Anne: “Tamam ama emin olmak istiyorum”
Çocuk: “Anne, her zaman yapıyor zaten. Lynden’ı her zaman buraya getirip montunu giymesine yardımcı oluyor”
Ben bir kelime bile söylemedim. Montu doğru düzgün bir şekilde fermuarı çekilmiş, düğmeleri iliklenmiş ve kapüşonu bağlanmış olarak Lynden ve ben yanlarından geçip çıktık. Bir gün önce, Lynden ve ben anaokuluna gitmek için bir taksiye yaklaşırken, çocukların o ders niteliğindeki konuşmalarını düşünmeden edemedim. Şoför kapıyı açıp da Lynden her zamanki enerjisiyle içeri girmeye başlayınca, şoför onu azarladı. “Dur bakalım küçük hanım. Annene arabaya binmesi için yardım etmeyecek misin?” Lynden, bunun ne derece gereksiz olduğunu bildiği için koltukta yan tarafa doğru ilerledi. Ben aşşağı basmaktansa arabaya binebilince, arabanın yerine oturmaktansa koltuğuna oturmayı başarınca ve kapıyı açmaktansa kapatmayı başarınca şoförün ne kadar şaşırdığını merak ettim. Fakat merak etmek için pek de zamanım yoktu çünkü şoför (daha gideceğimiz yeri bile sormadan) şu soruyu sordu Lynden’a: “Eminim ki annene daima iyi bakıyorsundur, öyle değil mi tatlım?” Lynden cevap vermedi ama duyduğuna eminim.
Havanın daha ılık olduğu başka bir zaman okula yürüyorduk. Bir okulun önünde karşıdan karşıya geçmek için bekliyorduk. Birkaç çocuk daha ışığın değişmesini bekliyordu. Anında çocuklardan birinin annesi arkamdan gelerek çocuklara dedi ki: “Merak etmeyin, ben onunla ilgilenirim” Ne demek istediğini bildiğim için içimden söylendim: “Hayır, yapamayacaksın” Işık değişirken, adımlarımı normaldan daha uzun atmaya başladım ve Lynden koşmaya başladı ve o annenin montumun üzerindeki elinden kurtulabildik. Yine lynden bir şey söylemedi ama duyduğunu biliyorum.

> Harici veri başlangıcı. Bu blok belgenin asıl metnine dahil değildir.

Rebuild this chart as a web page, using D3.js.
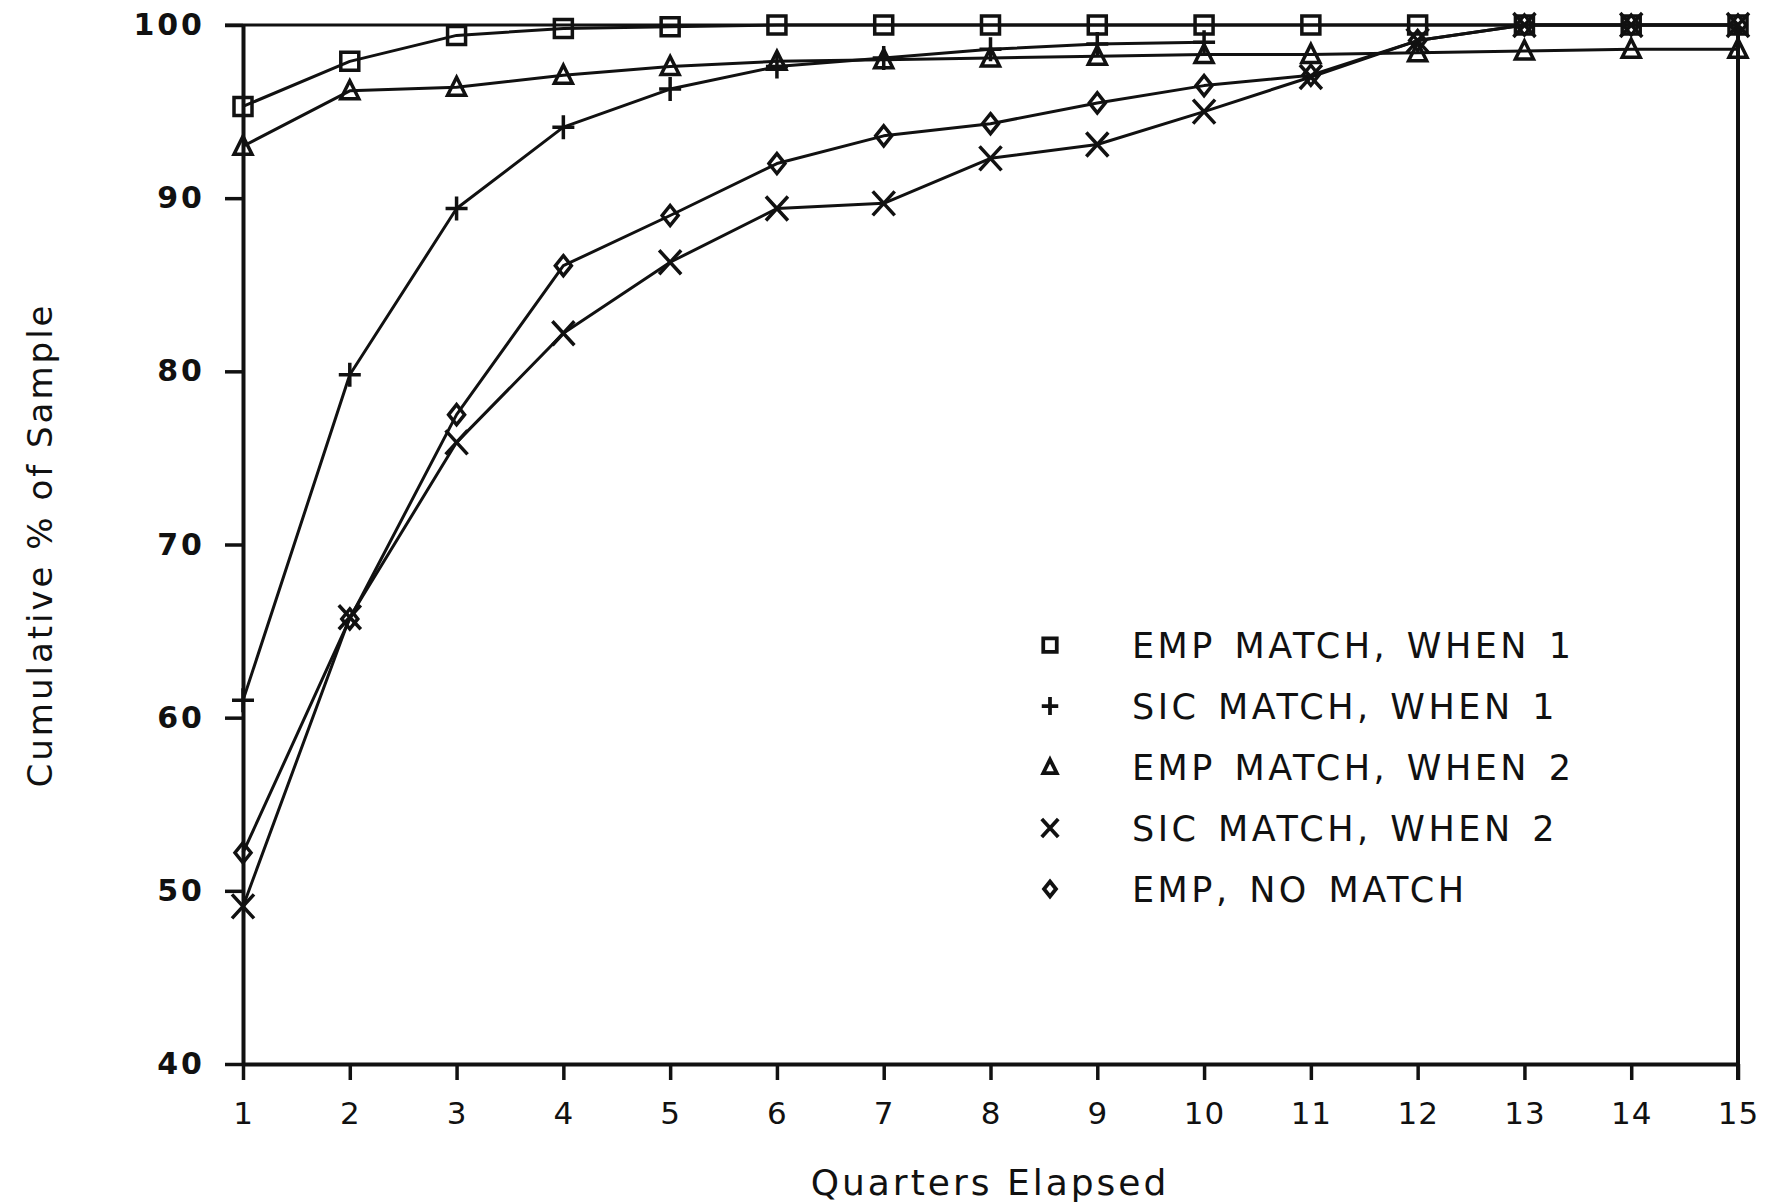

Günün birinde cevap verecek ve o zaman ne diyeceğini merak ediyorum. Çevremizdeki yetişkinlerin bizi yetersiz görmesine inanacak mı yoksa bizi olduğumuz gibi görecek mi? Bunu sadece Lynden için değil ama bütün kör ebeveynlerin çocukları için soruyorum.